4. Kontribusi dalam organisasi dan penelitian

Sejak masa kuliah, Ujang Komarudin telah aktif dalam berbagai organisasi kemahasiswaan dan kepemudaan.
Ia tercatat sebagai pendiri dan ketua di sejumlah organisasi seperti Forum Studi Parlemen Universitas Indonesia dan menjadi bagian dari kepengurusan organisasi seperti Ikatan Cendekiawan Muslim Indonesia (ICMI).

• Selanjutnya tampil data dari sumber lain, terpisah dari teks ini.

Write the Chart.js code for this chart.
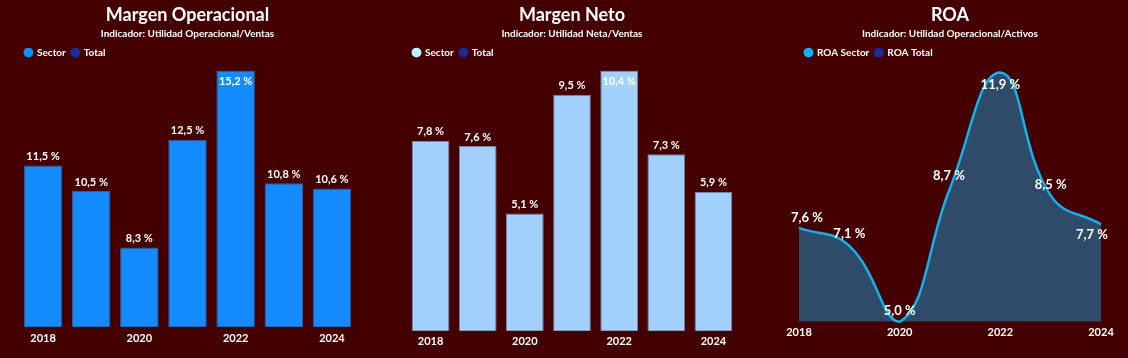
<!DOCTYPE html>
<html>
<head>
<meta charset="utf-8">
<script src="https://cdn.jsdelivr.net/npm/chart.js@4/dist/chart.umd.min.js"></script>
<style>
  body{ margin:0; background:#440000; width:1128px; height:358px; overflow:hidden; position:relative; font-family:Lato, sans-serif; }
  .panel{ position:absolute; top:0; height:358px; }
</style>
</head>
<body>
<div class="panel" style="left:0px;width:374px"><canvas id="c1" width="374" height="358"></canvas></div>
<div class="panel" style="left:392px;width:360px"><canvas id="c2" width="360" height="358"></canvas></div>
<div class="panel" style="left:772px;width:356px"><canvas id="c3" width="356" height="358"></canvas></div>
<script>
// ---------- DATA ----------
const years = ["2018","2019","2020","2021","2022","2023","2024"];
const margenOperacional = [11.5, 10.5, 8.3, 12.5, 15.2, 10.8, 10.6];
const margenNeto = [7.8, 7.6, 5.1, 9.5, 10.4, 7.3, 5.9];
const roaSector = [7.6, 7.1, 5.0, 8.7, 11.9, 8.5, 7.7];

const legendBars = ["Sector", "Total"];
const legendRoa = ["ROA Sector", "ROA Total"];

// ---------- HELPERS ----------
const FONT = "Lato";
const WHITE = "#ffffff";

function fmt(v){
    return v.toFixed(1).replace(".", ",") + " %";
}

// legend with fixed items (Sector / Total)
function legendItems(names, colors){
    return function(){
        return names.map((n,i)=>({
            text:n,
            fillStyle:colors[i],
            strokeStyle:colors[i],
            lineWidth:0,
            pointStyle:"circle",
            fontColor:WHITE,
            hidden:false,
            datasetIndex:0
        }));
    };
}

// extra room under the legend
const legendGap = {
    id:"legendGap",
    beforeInit(chart, args, opts){
        const fit = chart.legend.fit;
        chart.legend.fit = function(){
            fit.bind(chart.legend)();
            this.height += opts.gap || 0;
        };
    }
};

// value labels over marks
const valueLabels = {
    id:"valueLabels",
    afterDatasetsDraw(chart, args, opts){
        const ctx = chart.ctx;
        const meta = chart.getDatasetMeta(0);
        const data = chart.data.datasets[0].data;
        ctx.save();
        ctx.font = "bold " + opts.size + "px " + FONT;
        ctx.fillStyle = WHITE;
        ctx.textAlign = "center";
        ctx.textBaseline = "middle";
        meta.data.forEach((el,i)=>{
            let x = el.x, y = el.y;
            if(opts.offsets){
                x += opts.offsets[i][0];
                y += opts.offsets[i][1];
            }else if(el.y - chart.chartArea.top < 14){
                y += 11;
            }else{
                y -= 9;
            }
            ctx.fillText(fmt(data[i]), x, y);
        });
        ctx.restore();
    }
};

function headerPlugins(title, subtitle, names, colors, gap, labelOpts){
    return {
        title:{ display:true, text:title, color:WHITE, font:{ family:FONT, size:18, weight:"bold" }, padding:{ top:4, bottom:0 } },
        subtitle:{ display:true, text:subtitle, color:WHITE, font:{ family:FONT, size:10, weight:"bold" }, padding:{ top:2, bottom:2 } },
        legend:{
            display:true, align:"start",
            labels:{
                usePointStyle:true, boxWidth:7, boxHeight:7, padding:6,
                color:WHITE, font:{ family:FONT, size:10, weight:"bold" },
                generateLabels:legendItems(names, colors)
            },
            onClick:null
        },
        legendGap:{ gap:gap },
        valueLabels:labelOpts,
        tooltip:{ enabled:false }
    };
}

function xAxis(pad){
    return {
        grid:{ display:false, drawTicks:false }, border:{ display:false },
        ticks:{
            color:WHITE, autoSkip:false, maxRotation:0, padding:pad,
            font:{ family:FONT, size:11, weight:"bold" },
            callback:function(v,i){ return i % 2 === 0 ? this.getLabelForValue(v) : ""; }
        }
    };
}

// ---------- MARGEN OPERACIONAL ----------
new Chart(document.getElementById("c1"), {
    type:"bar",
    data:{
        labels:years,
        datasets:[{
            label:"Sector",
            data:margenOperacional,
            backgroundColor:"#148cff",
            borderColor:"#2f5c9c",
            borderWidth:1,
            barPercentage:0.8,
            categoryPercentage:1
        }]
    },
    options:{
        responsive:false, animation:false,
        layout:{ padding:{ left:19, right:18, top:0, bottom:8 } },
        scales:{
            x:xAxis(5),
            y:{ display:false, min:5.2, max:15.2 }
        },
        plugins:headerPlugins("Margen Operacional", "Indicador: Utilidad Operacional/Ventas", legendBars, ["#148cff","#1c2a9c"], 3, { size:11 })
    },
    plugins:[legendGap, valueLabels]
});

// ---------- MARGEN NETO ----------
new Chart(document.getElementById("c2"), {
    type:"bar",
    data:{
        labels:years,
        datasets:[{
            label:"Sector",
            data:margenNeto,
            backgroundColor:"#a3d1ff",
            borderColor:"#7585a6",
            borderWidth:1,
            barPercentage:0.8,
            categoryPercentage:1
        }]
    },
    options:{
        responsive:false, animation:false,
        layout:{ padding:{ left:15, right:15, top:0, bottom:6 } },
        scales:{
            x:xAxis(4),
            y:{ display:false, min:0.75, max:10.4 }
        },
        plugins:headerPlugins("Margen Neto", "Indicador: Utilidad Neta/Ventas", legendBars, ["#bff2ff","#1c2a9c"], 3, { size:11 })
    },
    plugins:[legendGap, valueLabels]
});

// ---------- ROA ----------
new Chart(document.getElementById("c3"), {
    type:"line",
    data:{
        labels:years,
        datasets:[{
            label:"ROA Sector",
            data:roaSector,
            borderColor:"#12b2ef",
            borderWidth:2.5,
            backgroundColor:"#2e4b69",
            fill:"start",
            tension:0.45,
            pointRadius:0,
            clip:false
        }]
    },
    options:{
        responsive:false, animation:false,
        layout:{ padding:{ left:27, right:27, top:0, bottom:15 } },
        scales:{
            x:{ ...xAxis(4), offset:false },
            y:{ display:false, min:5.0, max:11.9 }
        },
        plugins:headerPlugins("ROA", "Indicador: Utilidad Operacional/Activos", legendRoa, ["#12b2ef","#1c2a9c"], 5,
            { size:13, offsets:[[8,-10],[0,-12],[0,-11],[-1,-12],[0,12],[0,-11],[-9,11]] })
    },
    plugins:[legendGap, valueLabels]
});
</script>
</body>
</html>
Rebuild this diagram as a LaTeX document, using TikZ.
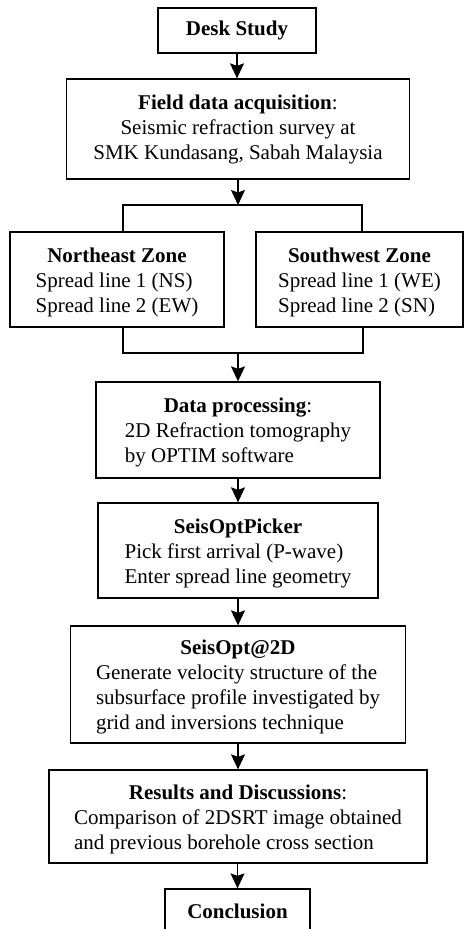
\documentclass[tikz,border=0pt]{standalone}
\usepackage{fontspec}
\setmainfont{Liberation Serif}
\usetikzlibrary{arrows.meta}

\tikzset{
  stepbox/.style={draw, line width=1.3pt, inner sep=0pt, align=center,
    font=\fontsize{21}{25}\selectfont},
  flow/.style={line width=1.3pt, -{Stealth[length=15pt,width=14pt,inset=2.5pt]}},
  wire/.style={line width=1.3pt}
}
% heading centred over a block of left-aligned lines
\newcommand{\steptext}[2]{\raisebox{-2.5pt}[\height][\depth]{%
  \begin{tabular}{@{}l@{}}\multicolumn{1}{@{}c@{}}{#1}\\ #2\end{tabular}}}

\begin{document}
\begin{tikzpicture}[x=1pt,y=-1pt]
\clip (0,0) rectangle (464,929);

\node [stepbox, minimum width=158pt, minimum height=45pt] (desk) at (237,30.5) {\textbf{Desk Study}};
\node [stepbox, minimum width=343pt, minimum height=100pt] (field) at (238,129)
  {\textbf{Field data acquisition}:\\ Seismic refraction survey at\\ SMK Kundasang, Sabah Malaysia};

\node [stepbox, minimum width=214pt, minimum height=95pt] (ne) at (117,279.5)
  {\steptext{\textbf{Northeast Zone}}{Spread line 1 (NS)\\ Spread line 2 (EW)}};
\node [stepbox, minimum width=207pt, minimum height=95pt] (sw) at (359.5,279.5)
  {\steptext{\textbf{Southwest Zone}}{Spread line 1 (WE)\\ Spread line 2 (SN)}};

\node [stepbox, minimum width=284pt, minimum height=96pt] (proc) at (238,430)
  {\steptext{\textbf{Data processing}:}{2D Refraction tomography\\ by OPTIM software}};
\node [stepbox, minimum width=280pt, minimum height=95pt] (picker) at (238,550.5)
  {\steptext{\textbf{SeisOptPicker}}{Pick first arrival (P-wave)\\ Enter spread line geometry}};
\node [stepbox, minimum width=335pt, minimum height=117pt] (twod) at (238,684.5)
  {\steptext{\textbf{SeisOpt@2D}}{Generate velocity structure of the\\ subsurface profile investigated by\\ grid and inversions technique}};
\node [stepbox, minimum width=378pt, minimum height=93pt] (result) at (238,816.5)
  {\steptext{\textbf{Results and Discussions}:}{Comparison of 2DSRT image obtained\\ and previous borehole cross section}};
\node [stepbox, minimum width=145pt, minimum height=45pt] (concl) at (237.5,911.5) {\textbf{Conclusion}};

% split and join
\coordinate (split) at (238,205);
\coordinate (splitL) at (123,205);
\coordinate (splitR) at (362,205);
\coordinate (join) at (238,353);
\coordinate (joinL) at (123,353);
\coordinate (joinR) at (363,353);

\draw [flow] (desk.south) -- (desk.south |- field.north);
\draw [flow] (field.south -| split) -- (split);
\draw [wire] (splitL |- ne.north) -- (splitL) -- (splitR) -- (splitR |- sw.north);
\draw [wire] (joinL |- ne.south) -- (joinL) -- (joinR) -- (joinR |- sw.south);
\draw [flow] (join) -- (join |- proc.north);
\draw [flow] (proc.south) -- (proc.south |- picker.north);
\draw [flow] (picker.south) -- (picker.south |- twod.north);
\draw [flow] (twod.south) -- (twod.south |- result.north);
\draw [flow] (result.south -| concl) -- (concl.north);
\end{tikzpicture}
\end{document}
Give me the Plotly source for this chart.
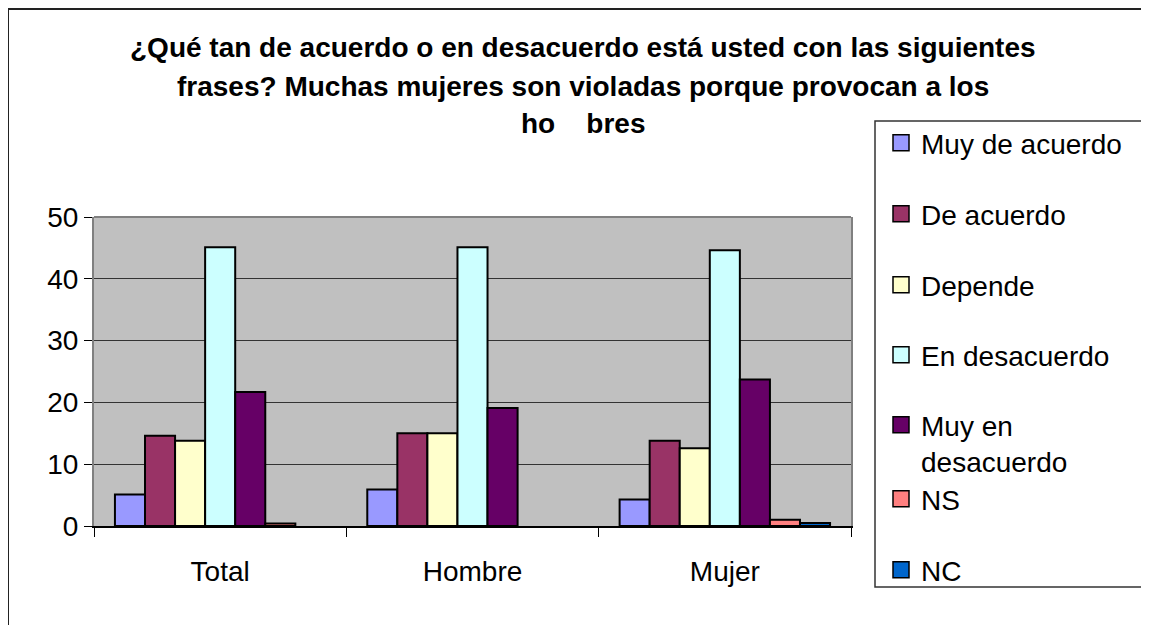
import plotly.graph_objects as go

# ---- data ----
categories = ["Total", "Hombre", "Mujer"]
series_names = ["Muy de acuerdo", "De acuerdo", "Depende", "En desacuerdo",
                "Muy en desacuerdo", "NS", "NC"]
muy_de_acuerdo = [5.1, 5.9, 4.3]
de_acuerdo = [14.6, 15.0, 13.8]
depende = [13.8, 15.0, 12.6]
en_desacuerdo = [45.1, 45.1, 44.6]
muy_en_desacuerdo = [21.7, 19.1, 23.7]
ns = [0.4, 0.0, 1.0]
nc = [0.0, 0.0, 0.5]
y_ticks = [0, 10, 20, 30, 40, 50]

values = [muy_de_acuerdo, de_acuerdo, depende, en_desacuerdo,
          muy_en_desacuerdo, ns, nc]
legend_labels = ["Muy de acuerdo", "De acuerdo", "Depende", "En desacuerdo",
                 "Muy en<br>desacuerdo", "NS", "NC"]
colors = ["#9999FF", "#993366", "#FFFFCC", "#CCFFFF", "#660066", "#FF8080", "#0066CC"]

title_lines = ["¿Qué tan de acuerdo o en desacuerdo está usted con las siguientes",
               "frases? Muchas mujeres son violadas porque provocan a los",
               "ho\u00a0\u00a0\u00a0\u00a0bres"]

# ---- geometry (screen pixels; page body has an 8px margin) ----
OFF = 8
W, H = 1149 - OFF, 625 - OFF
PL, PR, PT, PB = 94 - OFF, 851 - OFF, 217 - OFF, 526 - OFF
def px(x):
    return (x - OFF - PL) / (PR - PL)
def py(y):
    return (PB - (y - OFF)) / (PB - PT)

FONT = "Liberation Sans, Arial, sans-serif"

fig = go.Figure()
for i, (name, vals, col) in enumerate(zip(series_names, values, colors)):
    fig.add_trace(go.Bar(
        x=categories, y=vals, name=name,
        marker=dict(color=col,
                    line=dict(color="black", width=[0 if v == 0 else 2 for v in vals])),
        showlegend=False,
    ))

# legend entries (square swatches)
legend_y_px = [143, 214, 285, 355, 400, 499, 570]
for i, (lab, col) in enumerate(zip(legend_labels, colors)):
    lg = "legend" if i == 0 else f"legend{i+1}"
    fig.add_trace(go.Scatter(
        x=[None], y=[None], mode="markers", name=lab,
        marker=dict(symbol="square", size=17, color=col,
                    line=dict(color="black", width=1.5)),
        legend=lg, showlegend=True, hoverinfo="skip",
    ))

layout_legends = {}
for i in range(7):
    key = "legend" if i == 0 else f"legend{i+1}"
    multi = "<br>" in legend_labels[i]
    layout_legends[key] = dict(
        x=px(881), xanchor="left",
        y=py(legend_y_px[i]), yanchor="top" if multi else "middle",
        font=dict(family=FONT, size=28, color="black"),
        bgcolor="rgba(0,0,0,0)", borderwidth=0,
        valign="top", itemclick=False, itemdoubleclick=False,
    )

annotations = []
for t, yy in zip(title_lines, [48, 86, 124]):
    annotations.append(dict(
        text=t, x=px(583), y=py(yy), xref="paper", yref="paper",
        xanchor="center", yanchor="middle", showarrow=False,
        font=dict(family=FONT, size=28, color="black", weight="bold"),
    ))

shapes = [
    # outer chart border (left & top visible)
    dict(type="line", xref="paper", yref="paper", x0=px(8), x1=px(8),
         y0=py(8.5), y1=py(700), line=dict(color="#222222", width=2)),
    dict(type="line", xref="paper", yref="paper", x0=px(8), x1=px(1300),
         y0=py(9), y1=py(9), line=dict(color="#222222", width=2)),
    # plot area top border
    dict(type="line", xref="paper", yref="paper", x0=0, x1=1, y0=1, y1=1,
         line=dict(color="#808080", width=2), layer="above"),
    # legend box
    dict(type="rect", xref="paper", yref="paper", x0=px(875), x1=px(1147),
         y0=py(121), y1=py(587), line=dict(color="#333333", width=1.5)),
]

fig.update_layout(
    width=W, height=H,
    margin=dict(l=PL, r=W - PR, t=PT, b=H - PB, pad=0),
    paper_bgcolor="white", plot_bgcolor="#C0C0C0",
    barmode="group", bargap=0.166, bargroupgap=0,
    annotations=annotations, shapes=shapes,
    font=dict(family=FONT, color="black"),
    **layout_legends,
)
fig.update_xaxes(
    type="category", showgrid=False, showline=True, linecolor="black", linewidth=2,
    ticks="outside", tickson="boundaries", ticklen=9, tickcolor="black", tickwidth=1,
    tickfont=dict(family=FONT, size=28, color="black"), ticklabelstandoff=19,
    range=[-0.5, 2.5],
)
fig.update_yaxes(
    range=[0, 50], tickvals=y_ticks, showgrid=True, gridcolor="#333333", gridwidth=1,
    showline=True, linecolor="#808080", linewidth=2, mirror=True,
    ticks="outside", ticklen=8, tickcolor="black",
    tickfont=dict(family=FONT, size=28, color="black"), zeroline=False,
)

fig.write_html("out.html")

Selain aktif berorganisasi, Ujang juga produktif menulis buku dan artikel ilmiah. Ia telah menulis lebih dari 30 buku dan jurnal. Beberapa karyanya yang terkenal antara lain Strategi Partai Keadilan Sejahtera Putihkan Jakarta, Dinamika Politik Nasional, dan Pertarungan Politik di Indonesia. Karya-karyanya kerap mengupas fenomena perpolitikan Indonesia dari sudut pandang akademis dan kritis.
5. Perjuangan di parlemen dan pembentukan IPR
Pada tahun 2016, Ujang Komarudin menjadi Staf Khusus Ketua Dewan Perwakilan Rakyat Republik Indonesia (DPR RI) Ade Komarudin. Posisi strategis ini mempertegas kapasitasnya sebagai praktisi politik yang memahami dinamika kelembagaan parlemen Indonesia.
Pada tahun yang sama, ia mendirikan Indonesia Political Review (IPR), sebuah lembaga kajian dan review dinamika politik Indonesia. Melalui IPR, Ujang berupaya menghadirkan ide dan gagasan konstruktif dalam mengamati perkembangan perpolitikan nasional.